━━━━━ Dataset rows
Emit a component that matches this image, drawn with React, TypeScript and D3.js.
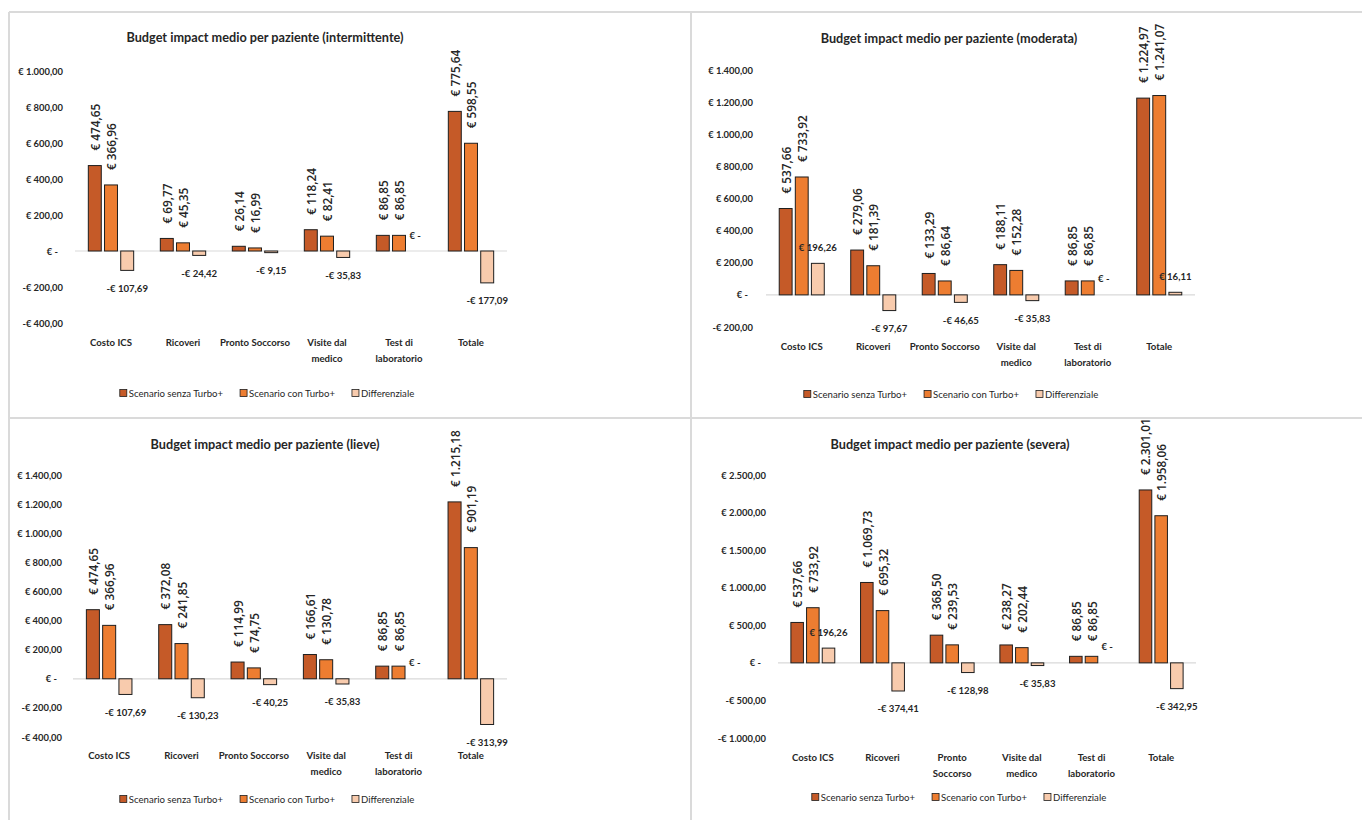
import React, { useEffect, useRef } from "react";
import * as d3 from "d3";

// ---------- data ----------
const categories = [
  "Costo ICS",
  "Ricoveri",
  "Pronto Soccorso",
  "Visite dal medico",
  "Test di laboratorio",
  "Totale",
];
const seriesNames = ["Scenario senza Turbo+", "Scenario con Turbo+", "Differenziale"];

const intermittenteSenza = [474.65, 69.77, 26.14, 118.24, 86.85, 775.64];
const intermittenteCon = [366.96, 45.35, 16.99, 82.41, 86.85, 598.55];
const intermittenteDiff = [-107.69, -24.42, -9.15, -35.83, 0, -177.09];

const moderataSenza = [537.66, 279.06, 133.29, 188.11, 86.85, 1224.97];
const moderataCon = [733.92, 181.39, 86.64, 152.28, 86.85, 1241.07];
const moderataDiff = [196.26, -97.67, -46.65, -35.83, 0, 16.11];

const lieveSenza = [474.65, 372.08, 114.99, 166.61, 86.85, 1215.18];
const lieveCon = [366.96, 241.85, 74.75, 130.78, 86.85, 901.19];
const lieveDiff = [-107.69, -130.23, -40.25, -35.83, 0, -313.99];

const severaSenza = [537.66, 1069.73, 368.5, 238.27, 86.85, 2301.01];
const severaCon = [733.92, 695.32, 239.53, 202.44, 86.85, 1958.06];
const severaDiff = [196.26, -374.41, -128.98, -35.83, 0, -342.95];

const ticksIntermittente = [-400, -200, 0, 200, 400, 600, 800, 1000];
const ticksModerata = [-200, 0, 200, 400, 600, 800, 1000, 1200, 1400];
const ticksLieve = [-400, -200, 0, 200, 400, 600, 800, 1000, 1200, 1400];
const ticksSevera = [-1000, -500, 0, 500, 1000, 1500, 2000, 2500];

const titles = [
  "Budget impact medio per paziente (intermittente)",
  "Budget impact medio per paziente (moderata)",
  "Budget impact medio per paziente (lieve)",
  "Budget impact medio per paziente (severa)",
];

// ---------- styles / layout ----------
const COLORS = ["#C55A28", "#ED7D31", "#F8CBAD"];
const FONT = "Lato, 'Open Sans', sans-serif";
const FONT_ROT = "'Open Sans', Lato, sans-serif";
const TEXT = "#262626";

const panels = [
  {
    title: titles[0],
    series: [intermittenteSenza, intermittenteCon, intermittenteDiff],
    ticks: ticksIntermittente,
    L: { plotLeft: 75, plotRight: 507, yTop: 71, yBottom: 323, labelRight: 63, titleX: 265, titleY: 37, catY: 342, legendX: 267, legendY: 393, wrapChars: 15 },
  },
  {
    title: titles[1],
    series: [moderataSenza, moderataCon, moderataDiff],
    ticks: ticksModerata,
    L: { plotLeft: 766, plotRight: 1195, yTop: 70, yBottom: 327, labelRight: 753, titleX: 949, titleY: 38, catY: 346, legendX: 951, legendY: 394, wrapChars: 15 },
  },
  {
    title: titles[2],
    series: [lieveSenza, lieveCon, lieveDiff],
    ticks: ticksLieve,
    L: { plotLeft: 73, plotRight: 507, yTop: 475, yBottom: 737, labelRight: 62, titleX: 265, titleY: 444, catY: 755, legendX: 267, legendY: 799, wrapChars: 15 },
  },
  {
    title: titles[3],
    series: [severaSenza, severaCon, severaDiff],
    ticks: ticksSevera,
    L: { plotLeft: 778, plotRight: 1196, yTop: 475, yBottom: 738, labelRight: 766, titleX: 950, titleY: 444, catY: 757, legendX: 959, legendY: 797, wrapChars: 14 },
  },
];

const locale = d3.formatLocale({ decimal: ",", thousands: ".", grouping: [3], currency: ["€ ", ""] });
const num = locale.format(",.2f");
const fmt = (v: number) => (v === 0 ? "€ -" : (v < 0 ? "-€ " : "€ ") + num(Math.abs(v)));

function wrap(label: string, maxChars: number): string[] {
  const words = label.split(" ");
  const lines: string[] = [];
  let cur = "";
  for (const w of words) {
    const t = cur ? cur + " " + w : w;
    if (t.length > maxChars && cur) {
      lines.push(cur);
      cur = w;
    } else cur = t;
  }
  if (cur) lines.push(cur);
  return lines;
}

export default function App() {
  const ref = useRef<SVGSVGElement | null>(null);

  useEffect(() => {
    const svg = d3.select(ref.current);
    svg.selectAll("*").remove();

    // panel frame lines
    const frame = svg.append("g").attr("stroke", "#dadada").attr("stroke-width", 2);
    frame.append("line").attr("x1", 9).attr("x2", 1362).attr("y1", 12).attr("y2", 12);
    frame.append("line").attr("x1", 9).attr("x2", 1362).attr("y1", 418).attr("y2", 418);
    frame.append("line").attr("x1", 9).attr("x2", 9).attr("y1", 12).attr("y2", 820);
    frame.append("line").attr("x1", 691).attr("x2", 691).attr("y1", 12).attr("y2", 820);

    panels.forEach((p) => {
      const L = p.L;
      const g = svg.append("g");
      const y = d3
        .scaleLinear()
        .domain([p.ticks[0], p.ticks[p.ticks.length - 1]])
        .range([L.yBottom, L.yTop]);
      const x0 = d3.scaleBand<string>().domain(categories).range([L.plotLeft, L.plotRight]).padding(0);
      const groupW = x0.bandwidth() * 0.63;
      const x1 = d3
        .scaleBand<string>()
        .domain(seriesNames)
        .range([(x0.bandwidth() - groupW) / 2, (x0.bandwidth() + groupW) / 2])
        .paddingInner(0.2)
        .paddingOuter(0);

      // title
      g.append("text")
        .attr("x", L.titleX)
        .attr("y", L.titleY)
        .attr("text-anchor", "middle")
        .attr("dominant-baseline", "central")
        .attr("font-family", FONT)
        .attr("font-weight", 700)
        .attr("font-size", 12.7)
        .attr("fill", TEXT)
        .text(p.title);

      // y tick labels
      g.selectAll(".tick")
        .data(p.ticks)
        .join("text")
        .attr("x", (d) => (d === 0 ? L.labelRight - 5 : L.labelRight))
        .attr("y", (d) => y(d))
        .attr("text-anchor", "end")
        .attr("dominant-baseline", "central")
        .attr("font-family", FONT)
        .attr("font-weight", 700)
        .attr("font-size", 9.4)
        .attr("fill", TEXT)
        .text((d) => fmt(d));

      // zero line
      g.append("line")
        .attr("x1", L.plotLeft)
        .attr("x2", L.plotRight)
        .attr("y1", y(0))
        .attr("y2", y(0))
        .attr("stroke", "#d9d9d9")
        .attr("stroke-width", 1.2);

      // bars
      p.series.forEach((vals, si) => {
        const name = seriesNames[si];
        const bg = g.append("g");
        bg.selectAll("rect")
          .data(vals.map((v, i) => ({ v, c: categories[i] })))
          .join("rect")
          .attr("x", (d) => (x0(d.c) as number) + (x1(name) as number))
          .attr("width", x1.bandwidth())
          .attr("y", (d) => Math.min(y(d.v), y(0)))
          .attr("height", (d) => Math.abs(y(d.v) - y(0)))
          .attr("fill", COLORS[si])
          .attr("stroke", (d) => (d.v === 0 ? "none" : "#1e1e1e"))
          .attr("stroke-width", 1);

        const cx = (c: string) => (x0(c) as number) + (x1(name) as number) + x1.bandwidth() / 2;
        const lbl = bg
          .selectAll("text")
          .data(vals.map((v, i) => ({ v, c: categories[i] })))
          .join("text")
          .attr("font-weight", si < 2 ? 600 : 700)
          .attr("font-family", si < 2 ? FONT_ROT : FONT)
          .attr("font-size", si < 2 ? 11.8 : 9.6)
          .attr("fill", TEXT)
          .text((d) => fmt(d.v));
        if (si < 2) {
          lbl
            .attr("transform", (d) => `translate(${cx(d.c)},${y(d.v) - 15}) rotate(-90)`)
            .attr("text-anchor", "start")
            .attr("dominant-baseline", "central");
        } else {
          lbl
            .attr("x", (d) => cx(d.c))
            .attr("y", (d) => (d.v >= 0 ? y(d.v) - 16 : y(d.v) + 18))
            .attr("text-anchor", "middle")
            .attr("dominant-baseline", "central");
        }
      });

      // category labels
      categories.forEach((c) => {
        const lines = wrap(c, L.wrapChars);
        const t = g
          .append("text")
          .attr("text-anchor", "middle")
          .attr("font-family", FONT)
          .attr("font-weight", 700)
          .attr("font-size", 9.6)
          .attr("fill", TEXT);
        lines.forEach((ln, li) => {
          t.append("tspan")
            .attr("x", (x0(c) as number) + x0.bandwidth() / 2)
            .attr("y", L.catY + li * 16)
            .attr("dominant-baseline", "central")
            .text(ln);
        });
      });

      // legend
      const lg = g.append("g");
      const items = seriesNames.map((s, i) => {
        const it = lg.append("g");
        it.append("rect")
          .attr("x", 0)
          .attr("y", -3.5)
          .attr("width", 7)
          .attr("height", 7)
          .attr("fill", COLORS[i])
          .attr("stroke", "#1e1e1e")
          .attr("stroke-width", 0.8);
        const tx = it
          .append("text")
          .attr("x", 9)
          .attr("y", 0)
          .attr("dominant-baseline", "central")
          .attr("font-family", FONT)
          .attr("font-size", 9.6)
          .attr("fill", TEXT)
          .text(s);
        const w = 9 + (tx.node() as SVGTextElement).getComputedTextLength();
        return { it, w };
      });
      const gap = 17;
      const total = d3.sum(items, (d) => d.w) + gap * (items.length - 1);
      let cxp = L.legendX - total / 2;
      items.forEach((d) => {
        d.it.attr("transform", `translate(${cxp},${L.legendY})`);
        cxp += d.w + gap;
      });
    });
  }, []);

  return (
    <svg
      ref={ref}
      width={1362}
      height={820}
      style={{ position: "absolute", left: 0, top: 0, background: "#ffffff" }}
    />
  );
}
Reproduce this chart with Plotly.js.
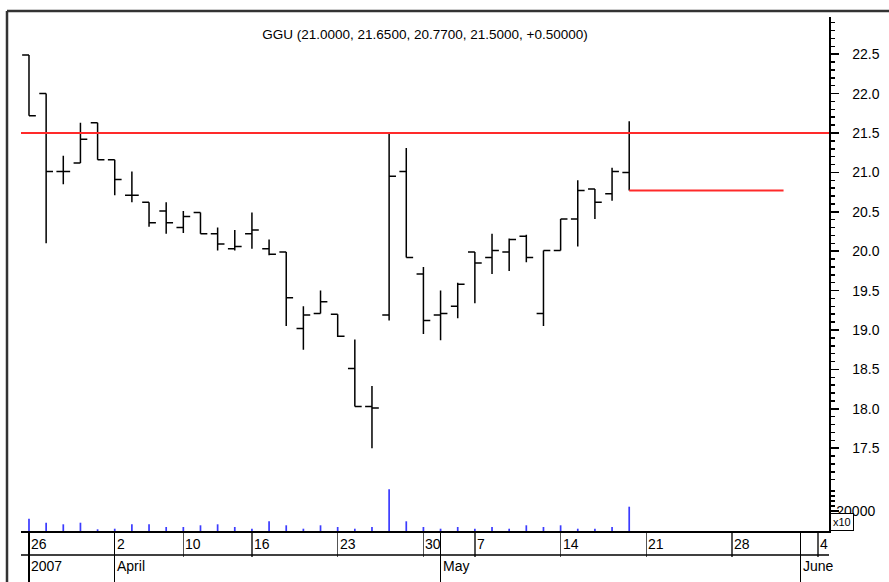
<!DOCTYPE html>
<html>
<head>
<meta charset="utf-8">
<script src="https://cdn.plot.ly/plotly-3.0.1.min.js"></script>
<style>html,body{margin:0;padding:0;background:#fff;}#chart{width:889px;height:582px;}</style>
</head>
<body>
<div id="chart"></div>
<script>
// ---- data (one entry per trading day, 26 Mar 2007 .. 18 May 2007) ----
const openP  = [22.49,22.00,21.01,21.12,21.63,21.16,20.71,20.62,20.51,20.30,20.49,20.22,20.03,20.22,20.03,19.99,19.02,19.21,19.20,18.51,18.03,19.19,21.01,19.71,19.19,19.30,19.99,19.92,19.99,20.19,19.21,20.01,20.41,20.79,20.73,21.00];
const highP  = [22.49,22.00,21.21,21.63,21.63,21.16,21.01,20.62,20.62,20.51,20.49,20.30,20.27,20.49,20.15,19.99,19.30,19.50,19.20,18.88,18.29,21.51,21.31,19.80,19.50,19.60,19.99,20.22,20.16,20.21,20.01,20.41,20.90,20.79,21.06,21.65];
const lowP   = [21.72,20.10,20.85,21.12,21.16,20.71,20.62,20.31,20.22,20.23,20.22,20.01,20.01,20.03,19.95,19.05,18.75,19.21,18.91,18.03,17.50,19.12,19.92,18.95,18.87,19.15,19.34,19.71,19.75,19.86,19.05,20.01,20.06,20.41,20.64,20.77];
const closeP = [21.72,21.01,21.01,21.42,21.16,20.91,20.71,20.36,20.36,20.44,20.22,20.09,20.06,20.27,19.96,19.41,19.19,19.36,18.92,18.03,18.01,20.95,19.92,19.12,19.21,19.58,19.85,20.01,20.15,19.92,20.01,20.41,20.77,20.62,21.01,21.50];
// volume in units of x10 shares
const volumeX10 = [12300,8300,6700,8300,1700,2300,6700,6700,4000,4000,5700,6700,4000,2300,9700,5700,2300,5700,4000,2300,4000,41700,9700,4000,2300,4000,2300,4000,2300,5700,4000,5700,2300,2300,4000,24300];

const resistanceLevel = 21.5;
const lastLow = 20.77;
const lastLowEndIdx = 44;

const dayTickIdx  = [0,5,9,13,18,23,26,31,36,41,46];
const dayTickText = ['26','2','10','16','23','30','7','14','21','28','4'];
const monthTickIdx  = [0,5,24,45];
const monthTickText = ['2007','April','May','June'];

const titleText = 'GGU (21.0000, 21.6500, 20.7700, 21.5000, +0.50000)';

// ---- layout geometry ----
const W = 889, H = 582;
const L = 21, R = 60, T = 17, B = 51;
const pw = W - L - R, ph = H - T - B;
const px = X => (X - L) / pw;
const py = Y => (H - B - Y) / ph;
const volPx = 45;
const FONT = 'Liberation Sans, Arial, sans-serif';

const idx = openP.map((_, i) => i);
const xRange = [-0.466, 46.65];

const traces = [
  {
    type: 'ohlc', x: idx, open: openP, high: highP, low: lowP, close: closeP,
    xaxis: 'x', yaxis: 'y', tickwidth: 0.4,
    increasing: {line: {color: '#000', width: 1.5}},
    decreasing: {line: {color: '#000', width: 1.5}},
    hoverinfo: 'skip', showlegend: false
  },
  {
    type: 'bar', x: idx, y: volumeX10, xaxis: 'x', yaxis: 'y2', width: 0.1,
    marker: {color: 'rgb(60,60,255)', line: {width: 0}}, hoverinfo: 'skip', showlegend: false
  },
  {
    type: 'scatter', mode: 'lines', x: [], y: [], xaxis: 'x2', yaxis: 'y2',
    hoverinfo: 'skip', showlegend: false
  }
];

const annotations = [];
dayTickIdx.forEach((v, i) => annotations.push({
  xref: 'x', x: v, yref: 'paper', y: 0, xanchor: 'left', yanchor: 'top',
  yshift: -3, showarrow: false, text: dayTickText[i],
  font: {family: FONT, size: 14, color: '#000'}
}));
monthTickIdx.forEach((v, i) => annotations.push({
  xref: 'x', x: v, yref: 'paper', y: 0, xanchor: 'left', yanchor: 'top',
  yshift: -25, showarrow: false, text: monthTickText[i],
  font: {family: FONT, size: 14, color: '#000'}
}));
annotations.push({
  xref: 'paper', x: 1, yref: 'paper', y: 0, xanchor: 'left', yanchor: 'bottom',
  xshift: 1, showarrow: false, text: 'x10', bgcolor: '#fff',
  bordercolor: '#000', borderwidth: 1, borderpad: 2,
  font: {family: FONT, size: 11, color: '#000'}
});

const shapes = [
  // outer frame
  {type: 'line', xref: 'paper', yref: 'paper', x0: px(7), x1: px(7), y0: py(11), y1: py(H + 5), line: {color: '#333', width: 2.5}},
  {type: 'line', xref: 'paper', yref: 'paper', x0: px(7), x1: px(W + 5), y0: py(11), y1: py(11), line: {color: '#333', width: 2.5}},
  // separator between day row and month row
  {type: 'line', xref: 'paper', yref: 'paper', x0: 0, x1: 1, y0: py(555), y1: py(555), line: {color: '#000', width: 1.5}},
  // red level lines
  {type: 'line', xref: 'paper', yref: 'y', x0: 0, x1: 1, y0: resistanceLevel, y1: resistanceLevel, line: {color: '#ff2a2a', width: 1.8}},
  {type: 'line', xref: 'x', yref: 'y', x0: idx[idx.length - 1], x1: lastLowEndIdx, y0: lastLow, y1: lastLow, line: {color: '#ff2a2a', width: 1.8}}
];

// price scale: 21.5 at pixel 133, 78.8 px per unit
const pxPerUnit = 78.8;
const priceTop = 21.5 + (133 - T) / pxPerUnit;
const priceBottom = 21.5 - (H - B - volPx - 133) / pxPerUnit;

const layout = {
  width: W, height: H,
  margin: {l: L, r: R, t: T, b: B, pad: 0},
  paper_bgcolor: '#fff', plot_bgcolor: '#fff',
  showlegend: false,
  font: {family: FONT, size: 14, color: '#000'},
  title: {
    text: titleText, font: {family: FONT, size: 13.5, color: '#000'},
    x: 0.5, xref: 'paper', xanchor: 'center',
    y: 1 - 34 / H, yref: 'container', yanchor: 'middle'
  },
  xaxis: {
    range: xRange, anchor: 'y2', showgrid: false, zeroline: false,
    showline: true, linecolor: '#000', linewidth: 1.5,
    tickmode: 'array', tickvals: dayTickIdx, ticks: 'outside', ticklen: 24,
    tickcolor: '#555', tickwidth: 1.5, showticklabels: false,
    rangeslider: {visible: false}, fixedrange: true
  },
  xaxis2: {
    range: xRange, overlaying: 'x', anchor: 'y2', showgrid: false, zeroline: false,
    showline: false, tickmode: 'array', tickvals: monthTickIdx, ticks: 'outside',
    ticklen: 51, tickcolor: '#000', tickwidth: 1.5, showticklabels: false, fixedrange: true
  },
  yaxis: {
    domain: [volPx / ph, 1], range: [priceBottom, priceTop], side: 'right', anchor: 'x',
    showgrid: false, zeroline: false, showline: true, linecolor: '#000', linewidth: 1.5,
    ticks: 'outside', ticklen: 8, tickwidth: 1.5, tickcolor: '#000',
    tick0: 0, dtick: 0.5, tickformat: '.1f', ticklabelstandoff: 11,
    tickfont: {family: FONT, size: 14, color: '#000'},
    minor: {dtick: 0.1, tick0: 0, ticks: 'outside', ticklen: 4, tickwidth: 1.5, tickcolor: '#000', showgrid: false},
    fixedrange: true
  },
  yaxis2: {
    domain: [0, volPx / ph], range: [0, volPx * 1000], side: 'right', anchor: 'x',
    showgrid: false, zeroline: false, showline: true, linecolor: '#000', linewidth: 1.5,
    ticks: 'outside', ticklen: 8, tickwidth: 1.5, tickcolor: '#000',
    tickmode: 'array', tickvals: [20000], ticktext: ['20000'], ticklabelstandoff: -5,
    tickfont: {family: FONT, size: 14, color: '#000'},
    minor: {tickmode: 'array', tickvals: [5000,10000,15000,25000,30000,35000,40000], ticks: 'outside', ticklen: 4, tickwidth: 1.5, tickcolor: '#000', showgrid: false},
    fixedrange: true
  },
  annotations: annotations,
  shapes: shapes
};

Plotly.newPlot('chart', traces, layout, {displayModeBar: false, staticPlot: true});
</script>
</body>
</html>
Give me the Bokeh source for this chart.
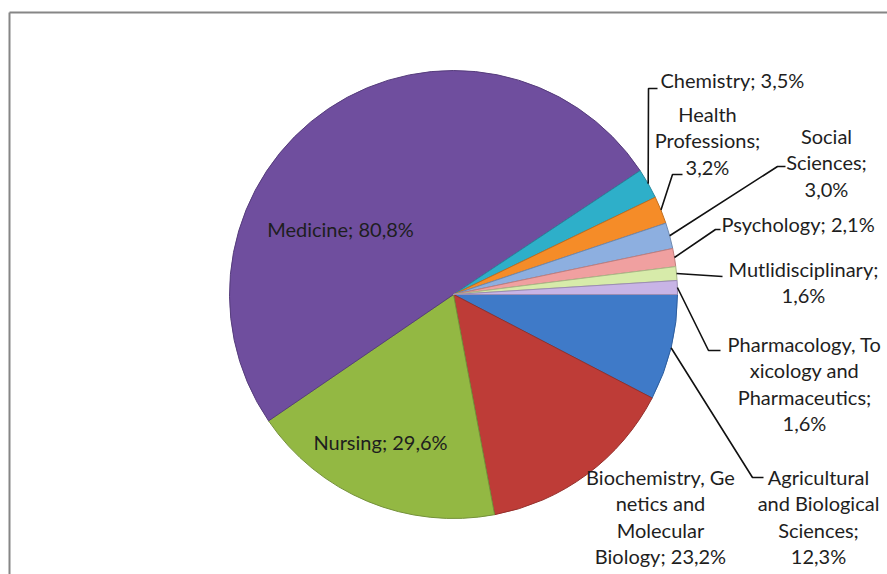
━━━━━━━━━━
_Given request_
Repeat only the lines from the beginning of the material through the line containing "-35.83, 0, -177.09];", both ends kept, leaving pictures out.

_Complete response_
Emit a component that matches this image, drawn with React, TypeScript and D3.js.
import React, { useEffect, useRef } from "react";
import * as d3 from "d3";

// ---------- data ----------
const categories = [
  "Costo ICS",
  "Ricoveri",
  "Pronto Soccorso",
  "Visite dal medico",
  "Test di laboratorio",
  "Totale",
];
const seriesNames = ["Scenario senza Turbo+", "Scenario con Turbo+", "Differenziale"];

const intermittenteSenza = [474.65, 69.77, 26.14, 118.24, 86.85, 775.64];
const intermittenteCon = [366.96, 45.35, 16.99, 82.41, 86.85, 598.55];
const intermittenteDiff = [-107.69, -24.42, -9.15, -35.83, 0, -177.09];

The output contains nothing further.